Link Invariants of Finite Type and Perturbation Theory

TL;DR

This paper explores the algebraic structure underlying finite type link invariants and their relation to perturbation theory, proposing a new algebraic framework and potential applications to quantum gravity.

Contribution

Introduction of the algebra V_infinity that encodes braid relations and crossings, linking finite type invariants to Markov traces and perturbation theory.

Findings

Finite type link invariants correspond to Markov traces on V_infinity.

The algebra V_infinity encodes braid relations and crossing information.

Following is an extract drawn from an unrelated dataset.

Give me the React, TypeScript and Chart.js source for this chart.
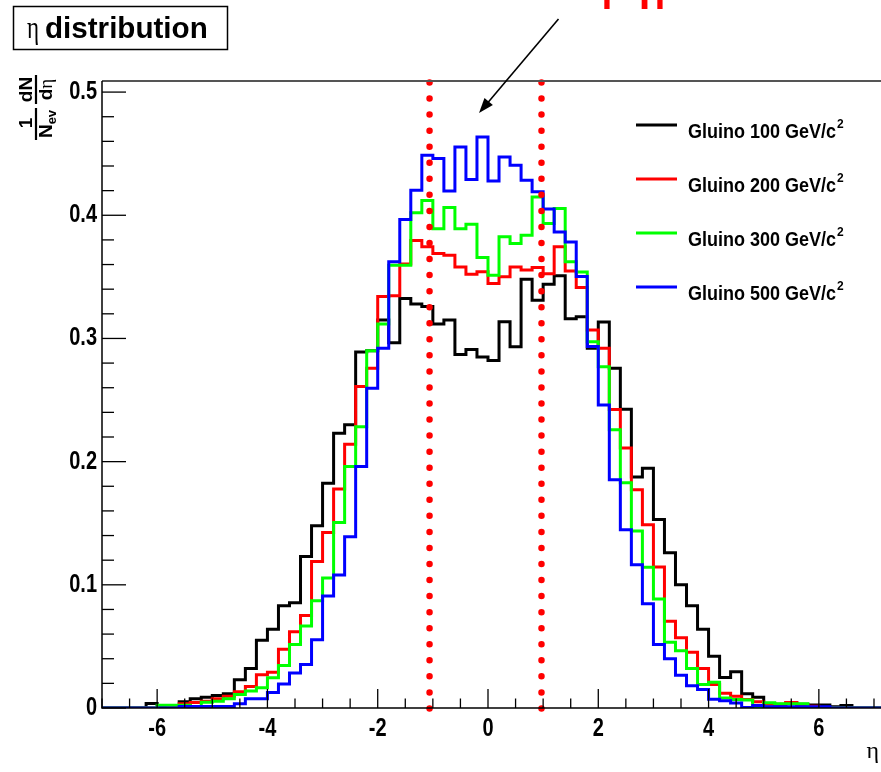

Potential application to diffeomorphism-invariant quantum gravity perturbation theory.

Abstract

The Vassiliev-Gusarov link invariants of finite type are known to be closely related to perturbation theory for Chern-Simons theory. In order to clarify the perturbative nature of such link invariants, we introduce an algebra V_infinity containing elements g_i satisfying the usual braid group relations and elements a_i satisfying g_i - g_i^{-1} = epsilon a_i, where epsilon is a formal variable that may be regarded as measuring the failure of g_i^2 to equal 1. Topologically, the elements a_i signify crossings. We show that a large class of link invariants of finite type are in one-to-one correspondence with homogeneous Markov traces on V_infinity. We sketch a possible application of link invariants of finite type to a manifestly diffeomorphism-invariant perturbation theory for quantum gravity in the loop representation.